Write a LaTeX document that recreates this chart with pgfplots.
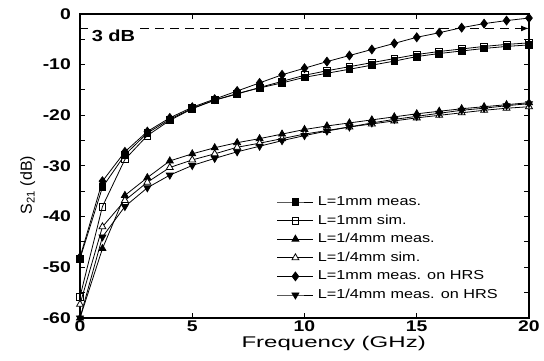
\documentclass[border=0pt]{standalone}
\usepackage{fontspec}
\setmainfont{Liberation Sans}[FakeStretch=1.25]
\newfontfamily\ylfont{Liberation Sans}
\newfontfamily\xlfont{Liberation Sans}[FakeStretch=1.55]
\usepackage{pgfplots}
\usepackage{pgfplotstable}
\pgfplotsset{compat=1.18}
\usetikzlibrary{arrows.meta}

\pgfplotstableread{
f  sqf    sqo    trf    tro    dif    dtr
0  -48.3  -55.8  -60.0  -57.3  -48.0  -60.0
1  -34.2  -38.0  -46.3  -42.0  -33.0  -44.0
2  -27.8  -28.7  -35.8  -36.8  -27.2  -38.0
3  -23.5  -24.0  -32.3  -33.2  -23.2  -34.3
4  -20.8  -21.0  -29.0  -30.3  -20.5  -31.8
5  -18.6  -18.7  -27.6  -28.8  -18.4  -29.9
6  -17.0  -17.0  -26.4  -27.6  -16.8  -28.5
7  -15.7  -15.8  -25.4  -26.3  -15.2  -27.2
8  -14.6  -14.5  -24.6  -25.5  -13.6  -26.1
9  -13.6  -13.3  -23.7  -24.6  -12.0  -25.0
10 -12.5  -12.1  -22.8  -23.7  -10.7  -24.0
11 -11.7  -11.2  -22.1  -23.0  -9.4   -23.1
12 -10.9  -10.4  -21.5  -22.3  -8.2   -22.3
13 -10.1  -9.6   -20.9  -21.7  -7.0   -21.5
14 -9.3   -8.8   -20.3  -21.1  -5.8   -20.8
15 -8.4   -8.0   -19.7  -20.5  -4.6   -20.2
16 -7.8   -7.4   -19.2  -20.0  -3.7   -19.6
17 -7.3   -6.9   -18.7  -19.5  -2.7   -19.0
18 -6.8   -6.4   -18.3  -19.0  -1.9   -18.6
19 -6.4   -6.0   -17.9  -18.6  -1.3   -18.1
20 -6.1   -5.7   -17.5  -18.3  -0.8   -17.7
}\datatab

\begin{document}
\begin{tikzpicture}
\begin{axis}[
  name=ax,
  scale only axis,
  width=449pt, height=304pt,
  xmin=0, xmax=20, ymin=-60, ymax=0,
  xtick={0,5,10,15,20},
  ytick={-60,-50,...,0},
  minor ytick={-55,-45,...,-5},
  tick align=inside,
  major tick length=5pt, minor tick length=5pt,
  every tick/.style={black, line width=1pt},
  axis line style={black, line width=1.3pt},
  clip=false,
  /pgf/number format/assume math mode=true,
  ticklabel style={font=\bfseries\fontsize{15.5}{15.5}\selectfont},
  xticklabel style={anchor=base, inner sep=0pt, yshift=-14pt},
  yticklabel style={anchor=east, inner sep=0pt, xshift=-9pt},
  xlabel={Frequency (GHz)},
  xlabel style={font=\xlfont\fontsize{15.5}{15.5}\selectfont, at={(axis description cs:0.565,0)}, anchor=base, inner sep=0pt, yshift=-30pt},
  ylabel={S\textsubscript{21} (dB)},
  ylabel style={font=\ylfont\fontsize{16}{16}\selectfont, at={(axis description cs:-0.107,0.4375)}, anchor=base, inner sep=0pt},
  every axis plot/.append style={black, line width=0.8pt, mark size=3.4pt},
  legend image code/.code={\draw[mark repeat=2,mark phase=2,#1] plot coordinates {(0pt,0pt) (18pt,0pt) (36pt,0pt)};},
  legend cell align=left,
  legend style={at={(axis description cs:0.4388,0.4013)}, anchor=north west, draw=none, fill=none,
    inner sep=0pt, outer sep=0pt, row sep=6.6pt, column sep=4pt,
    font=\fontsize{13}{13}\selectfont,
    nodes={inner xsep=0pt, inner ysep=0pt, text height=9.5pt, text depth=2.5pt}},
]
\addplot[mark=square*, mark options={solid, fill=black}] table[x=f, y=sqf] {\datatab};
\addlegendentry{L=1mm meas.}
\addplot[mark=square, mark options={solid, fill=white}] table[x=f, y=sqo] {\datatab};
\addlegendentry{L=1mm sim.}
\addplot[mark=triangle*, mark size=4pt, mark options={solid, fill=black}] table[x=f, y=trf] {\datatab};
\addlegendentry{L=1/4mm meas.}
\addplot[mark=triangle*, mark size=4pt, mark options={solid, fill=white}] table[x=f, y=tro] {\datatab};
\addlegendentry{L=1/4mm sim.}
\addplot[mark=diamond*, mark size=4.4pt, mark options={solid, fill=black}] table[x=f, y=dif] {\datatab};
\addlegendentry{L=1mm meas. on HRS}
\addplot[mark=triangle*, mark size=4pt, mark options={solid, fill=black, rotate=180}] table[x=f, y=dtr] {\datatab};
\addlegendentry{L=1/4mm meas. on HRS}
\addplot[black, line width=1.2pt, dash pattern=on 9pt off 6pt, -{Latex[length=8pt,width=6pt]}, forget plot, mark=none] coordinates {(0,-2.85) (20,-2.85)};
\node[fill=white, inner xsep=4pt, inner ysep=1.5pt, text height=14pt, anchor=base, font=\bfseries\fontsize{16}{16}\selectfont] at (axis cs:1.49,-5.46) {3 dB};
\end{axis}
\pgfresetboundingbox
\path (ax.south west) ++(-80pt,-43pt) rectangle ([xshift=15pt,yshift=14pt]ax.north east);
\end{tikzpicture}
\end{document}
━━━━━━━━━━━━━━━━━━━━━━━━━━━━━━
* TASK REQUIREMENTS *
Take the listing above and print it exactly, apart from the pictures.

* RESULT FOR THIS EXERCISE *
Write a LaTeX document that recreates this chart with pgfplots.
\documentclass[border=0pt]{standalone}
\usepackage{fontspec}
\setmainfont{Liberation Sans}[FakeStretch=1.25]
\newfontfamily\ylfont{Liberation Sans}
\newfontfamily\xlfont{Liberation Sans}[FakeStretch=1.55]
\usepackage{pgfplots}
\usepackage{pgfplotstable}
\pgfplotsset{compat=1.18}
\usetikzlibrary{arrows.meta}

\pgfplotstableread{
f  sqf    sqo    trf    tro    dif    dtr
0  -48.3  -55.8  -60.0  -57.3  -48.0  -60.0
1  -34.2  -38.0  -46.3  -42.0  -33.0  -44.0
2  -27.8  -28.7  -35.8  -36.8  -27.2  -38.0
3  -23.5  -24.0  -32.3  -33.2  -23.2  -34.3
4  -20.8  -21.0  -29.0  -30.3  -20.5  -31.8
5  -18.6  -18.7  -27.6  -28.8  -18.4  -29.9
6  -17.0  -17.0  -26.4  -27.6  -16.8  -28.5
7  -15.7  -15.8  -25.4  -26.3  -15.2  -27.2
8  -14.6  -14.5  -24.6  -25.5  -13.6  -26.1
9  -13.6  -13.3  -23.7  -24.6  -12.0  -25.0
10 -12.5  -12.1  -22.8  -23.7  -10.7  -24.0
11 -11.7  -11.2  -22.1  -23.0  -9.4   -23.1
12 -10.9  -10.4  -21.5  -22.3  -8.2   -22.3
13 -10.1  -9.6   -20.9  -21.7  -7.0   -21.5
14 -9.3   -8.8   -20.3  -21.1  -5.8   -20.8
15 -8.4   -8.0   -19.7  -20.5  -4.6   -20.2
16 -7.8   -7.4   -19.2  -20.0  -3.7   -19.6
17 -7.3   -6.9   -18.7  -19.5  -2.7   -19.0
18 -6.8   -6.4   -18.3  -19.0  -1.9   -18.6
19 -6.4   -6.0   -17.9  -18.6  -1.3   -18.1
20 -6.1   -5.7   -17.5  -18.3  -0.8   -17.7
}\datatab

\begin{document}
\begin{tikzpicture}
\begin{axis}[
  name=ax,
  scale only axis,
  width=449pt, height=304pt,
  xmin=0, xmax=20, ymin=-60, ymax=0,
  xtick={0,5,10,15,20},
  ytick={-60,-50,...,0},
  minor ytick={-55,-45,...,-5},
  tick align=inside,
  major tick length=5pt, minor tick length=5pt,
  every tick/.style={black, line width=1pt},
  axis line style={black, line width=1.3pt},
  clip=false,
  /pgf/number format/assume math mode=true,
  ticklabel style={font=\bfseries\fontsize{15.5}{15.5}\selectfont},
  xticklabel style={anchor=base, inner sep=0pt, yshift=-14pt},
  yticklabel style={anchor=east, inner sep=0pt, xshift=-9pt},
  xlabel={Frequency (GHz)},
  xlabel style={font=\xlfont\fontsize{15.5}{15.5}\selectfont, at={(axis description cs:0.565,0)}, anchor=base, inner sep=0pt, yshift=-30pt},
  ylabel={S\textsubscript{21} (dB)},
  ylabel style={font=\ylfont\fontsize{16}{16}\selectfont, at={(axis description cs:-0.107,0.4375)}, anchor=base, inner sep=0pt},
  every axis plot/.append style={black, line width=0.8pt, mark size=3.4pt},
  legend image code/.code={\draw[mark repeat=2,mark phase=2,#1] plot coordinates {(0pt,0pt) (18pt,0pt) (36pt,0pt)};},
  legend cell align=left,
  legend style={at={(axis description cs:0.4388,0.4013)}, anchor=north west, draw=none, fill=none,
    inner sep=0pt, outer sep=0pt, row sep=6.6pt, column sep=4pt,
    font=\fontsize{13}{13}\selectfont,
    nodes={inner xsep=0pt, inner ysep=0pt, text height=9.5pt, text depth=2.5pt}},
]
\addplot[mark=square*, mark options={solid, fill=black}] table[x=f, y=sqf] {\datatab};
\addlegendentry{L=1mm meas.}
\addplot[mark=square, mark options={solid, fill=white}] table[x=f, y=sqo] {\datatab};
\addlegendentry{L=1mm sim.}
\addplot[mark=triangle*, mark size=4pt, mark options={solid, fill=black}] table[x=f, y=trf] {\datatab};
\addlegendentry{L=1/4mm meas.}
\addplot[mark=triangle*, mark size=4pt, mark options={solid, fill=white}] table[x=f, y=tro] {\datatab};
\addlegendentry{L=1/4mm sim.}
\addplot[mark=diamond*, mark size=4.4pt, mark options={solid, fill=black}] table[x=f, y=dif] {\datatab};
\addlegendentry{L=1mm meas. on HRS}
\addplot[mark=triangle*, mark size=4pt, mark options={solid, fill=black, rotate=180}] table[x=f, y=dtr] {\datatab};
\addlegendentry{L=1/4mm meas. on HRS}
\addplot[black, line width=1.2pt, dash pattern=on 9pt off 6pt, -{Latex[length=8pt,width=6pt]}, forget plot, mark=none] coordinates {(0,-2.85) (20,-2.85)};
\node[fill=white, inner xsep=4pt, inner ysep=1.5pt, text height=14pt, anchor=base, font=\bfseries\fontsize{16}{16}\selectfont] at (axis cs:1.49,-5.46) {3 dB};
\end{axis}
\pgfresetboundingbox
\path (ax.south west) ++(-80pt,-43pt) rectangle ([xshift=15pt,yshift=14pt]ax.north east);
\end{tikzpicture}
\end{document}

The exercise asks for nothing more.